Judul tersebut juga ditulis dalam huruf dan bahasa Arab Al-Diwan Al-Syarqiyyu li Al-Muallifi Al-Gharbiyyi. Sajak pertamanya dalam buku ini ia beri judul Hegire yang berasal dari kata Hijrah.

Yang menarik, menurut Professor Katharina Mommsen, seorang sejarawan di Stanford University California, syair ini Goethe tulis pada 24 Desember 1814, persis pada malam Natal, saat pemeluk agama Kristen sedang merayakan kelahiran Nabi Isa as.

Di dalam bait-bait syair tersebut, ia mengatakan:

“Utara, Barat dan Selatan Porakporanda/Mahkota-mahkota hancur terpencar, Kerajaan bergetar/Apakah suara terompet itu memebahanakan hari pengadilan Akhir?/Dengarlah suara Perintah pada penyair: Selamatkan dirimu, dan pergilah ke Timur serta dalam kemurnian Timur nikmatilah perlindungan Yang Mulia.”

Bagaimana Goethe mengenal Islam dan Nabi Muhammad?  Menurut Mommsen, Goethe mengenal Al Qur’an sejak usia 23 tahun saat ia kuliah. Ia berkenalan dengan penulis humanis terkenal, teolog dan filsuf Johann Gottfried Herder (1744-1803). Nah, selama tahun-tahun sekolahnya di Strasbourg adalah salah satu titik balik dalam hidupnya. Herder adalah salah satu peneliti yang memiliki pandangan positif tentang Islam. Dia juga menyarankan Goethe untuk membaca Al Quran.

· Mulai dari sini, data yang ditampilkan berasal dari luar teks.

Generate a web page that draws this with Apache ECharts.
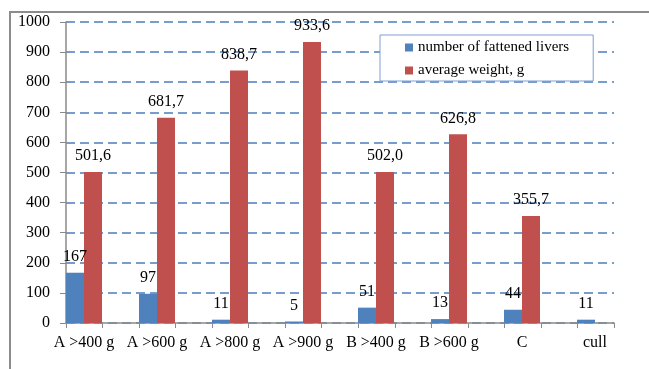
<!DOCTYPE html>
<html><head><meta charset="utf-8">
<script src="https://cdn.jsdelivr.net/npm/echarts@6/dist/echarts.min.js"></script>
<style>html,body{margin:0;padding:0;background:#fff}#c{width:649px;height:369px}</style>
</head><body><div id="c"></div>
<script>
const categories = ['A >400 g', 'A >600 g', 'A >800 g', 'A >900 g', 'B >400 g', 'B >600 g', 'C', 'cull'];
const liverCount = [167, 97, 11, 5, 51, 13, 44, 11];
const avgWeight = [501.6, 681.7, 838.7, 933.6, 502.0, 626.8, 355.7, null];
const yTicks = [0, 100, 200, 300, 400, 500, 600, 700, 800, 900, 1000];
const seriesNames = ['number of fattened livers', 'average weight, g'];

const FONT = '"Liberation Serif", "Times New Roman", serif';
const GRAY = '#8a8a8a';
const chart = echarts.init(document.getElementById('c'));
const tickSlots = new Array(15).fill('');
chart.setOption({
  animation: false,
  backgroundColor: '#fff',
  textStyle: { fontFamily: FONT },
  graphic: [{ type: 'rect', shape: { x: 10, y: 12, width: 800, height: 500 }, style: { fill: 'none', stroke: '#8c8c8c', lineWidth: 2 }, z: 0 }],
  legend: {
    orient: 'vertical', left: 380, top: 35,
    padding: [5, 24, 3, 25], itemGap: 8,
    itemWidth: 8, itemHeight: 8, icon: 'rect',
    backgroundColor: '#fff', borderColor: '#7f9fcf', borderWidth: 1,
    textStyle: { fontFamily: FONT, fontSize: 15, color: '#000' },
    data: seriesNames
  },
  grid: [
    { left: 47.5, width: 584, top: 22, height: 301 },
    { left: 66, width: 548, top: 22, height: 301 }
  ],
  xAxis: [
    { type: 'category', gridIndex: 0, data: categories, boundaryGap: true,
      axisLine: { show: false }, axisTick: { show: false },
      axisLabel: { interval: 0, margin: 12, fontFamily: FONT, fontSize: 16, color: '#000' } },
    { type: 'category', gridIndex: 1, data: tickSlots, boundaryGap: true,
      axisLine: { lineStyle: { color: GRAY, width: 1.5 } },
      axisTick: { show: true, interval: 0, length: 5, lineStyle: { color: GRAY } },
      axisLabel: { show: false } }
  ],
  yAxis: [
    { type: 'value', gridIndex: 0, min: 0, max: 1000, interval: 100, show: false, splitLine: { show: false } },
    { type: 'value', gridIndex: 1, min: yTicks[0], max: yTicks[yTicks.length - 1], interval: yTicks[1] - yTicks[0],
      axisLine: { show: true, lineStyle: { color: GRAY, width: 1.5 } },
      axisTick: { show: true, length: 6, lineStyle: { color: GRAY } },
      axisLabel: { margin: 16, fontFamily: FONT, fontSize: 16, color: '#000', formatter: v => String(v) },
      splitLine: { show: true, lineStyle: { color: '#4a7ebb', width: 1.5, type: [9, 5] } } }
  ],
  series: [
    { name: seriesNames[0], type: 'bar', xAxisIndex: 0, yAxisIndex: 0, data: liverCount,
      barWidth: 18, barGap: '0%', itemStyle: { color: '#4f81bd' },
      label: { show: true, position: 'top', distance: 8, fontFamily: FONT, fontSize: 16, color: '#000' } },
    { name: seriesNames[1], type: 'bar', xAxisIndex: 0, yAxisIndex: 0, data: avgWeight,
      barWidth: 18, itemStyle: { color: '#c0504d' },
      label: { show: true, position: 'top', distance: 8, fontFamily: FONT, fontSize: 16, color: '#000',
        formatter: p => p.value == null ? '' : p.value.toFixed(1).replace('.', ',') } }
  ]
});
</script></body></html>
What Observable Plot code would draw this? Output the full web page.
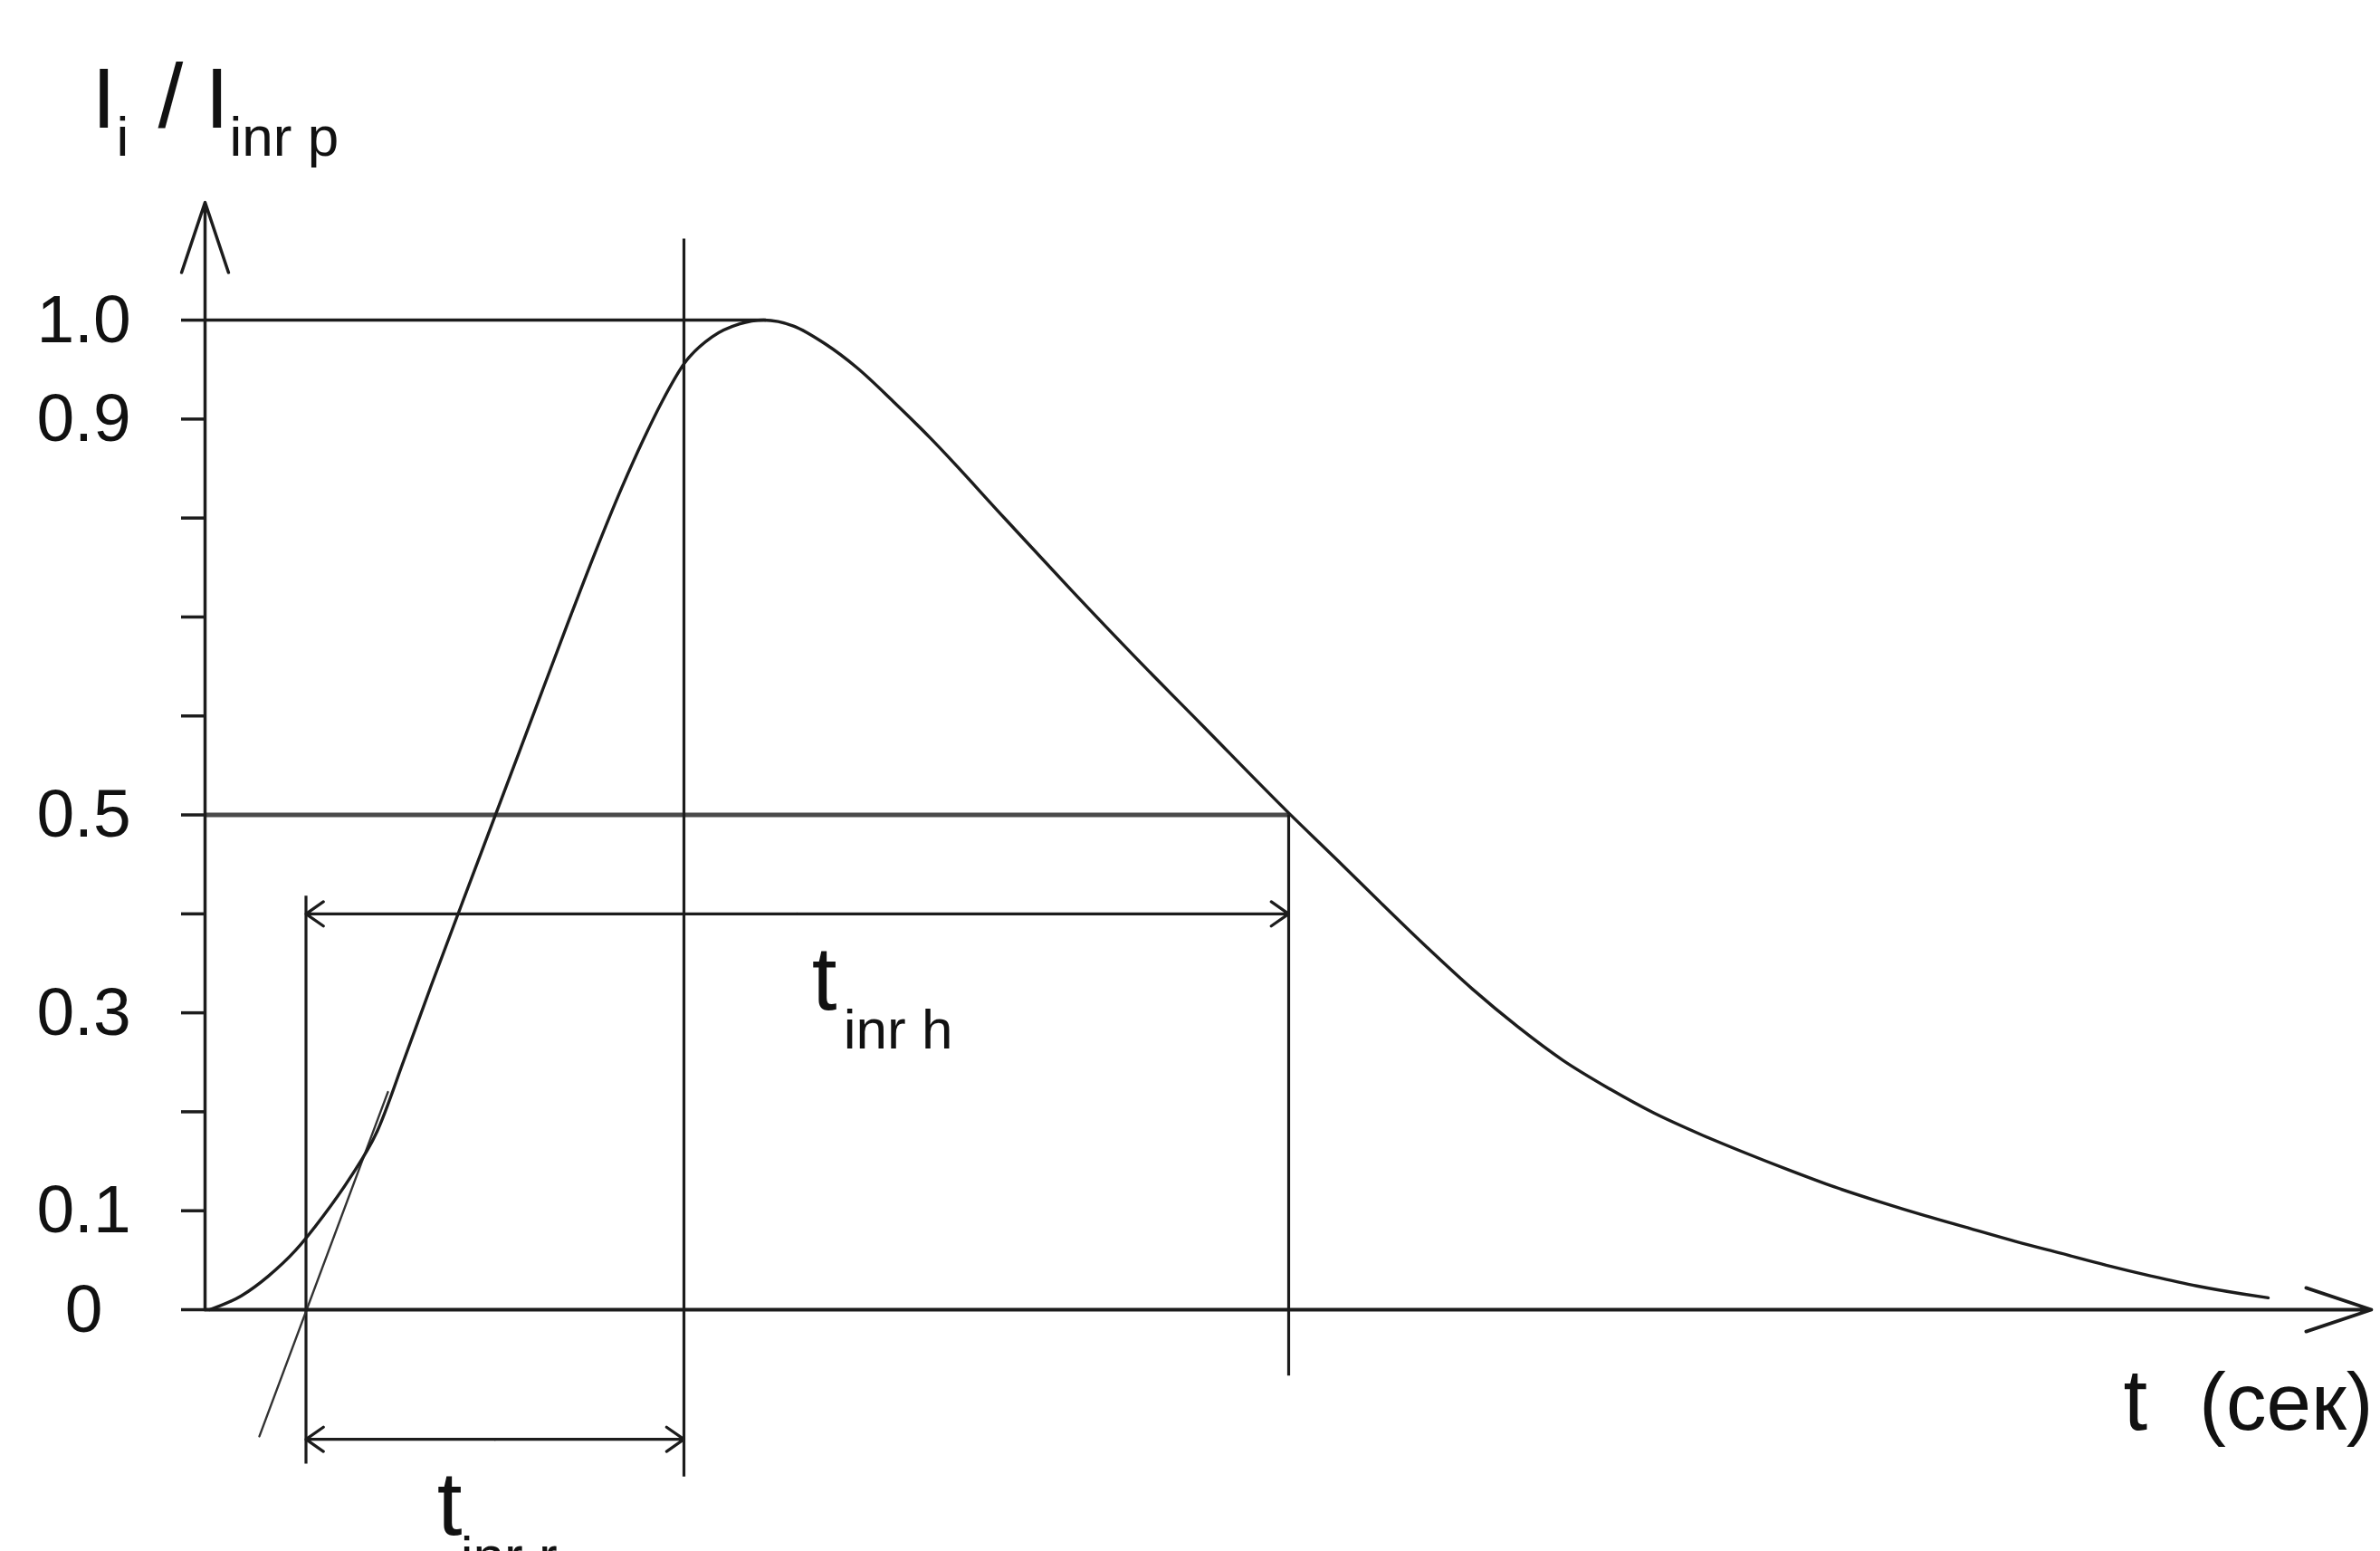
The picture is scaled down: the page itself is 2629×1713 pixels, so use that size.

Dia menunjukkan bagaimana orang-orang Arab melindungi iman dan budaya mereka melalui bahasa ajaib yang ada di Al Quran.

Pada tahun 1772, ketika Al Qur’an  diterjemahkan ke dalam bahasa Jerman dari teks aslinya oleh Megerlin, seorang profesor dari Frankurt. Goethe terang-terangan tidak menyetujui hasil kerja Megerlin itu.

Goethe mempelajari Al Qur’an dengan serius. Dan dari beberapa tulisannya tampak juga berusaha menulis dan berbicara menggunakan bahasa Arab.

Ayat-ayat Al Qur’an terkadang mewarnai tulisan-tulisan Goethe. Salah satu ayat Al Qur’an yang sering ia kutip adalah

QS. ‘Ibrahim [14] : 4

“Kami tidak mengutus seorang rasulpun, melainkan dengan bahasa kaumnya, supaya ia dapat memberi penjelasan dengan terang kepada mereka. Maka Allah menyesatkan siapa yang Dia kehendaki, dan memberi petunjuk kepada siapa yang Dia kehendaki. Dan Dialah Tuhan Yang Maha Kuasa lagi Maha Bijaksana.”

Masa Kecil

Lahir di Frankfurt, Negara bagian Hessen, Jerman pada 28 Agustus 1749, Goethe adalah anak pertama dari Johann Casper Goethe seorang ahli hukum, pecinta seni, dan Cathariana Elizabeth Textor. Goethe memiliki tujuh adik namun hanya adik perempuan nya saja yang bertahan hidup.

Ia tidak pernah merasakan sekolah umum karena Goethe selalu di sekolahkan secara privat oleh sang ayah. Goethe dan ayahnya punya selera yang sama pada seni sastra. Karena Goethe berasal dari keluarga kaya dan intelektual. Tak heran sejak kecil dia menerima pelajaran private dalam bahasa Yunani kuno, Latin, Ibrani, Prancis, Inggris, Italia, serta dalam teologi, ilmu alam, sejarah, geografi, matematika, lukisan, dan musik. Ia terbiasa mendengar dongeng seribu satu malam dari ibu dan neneknya.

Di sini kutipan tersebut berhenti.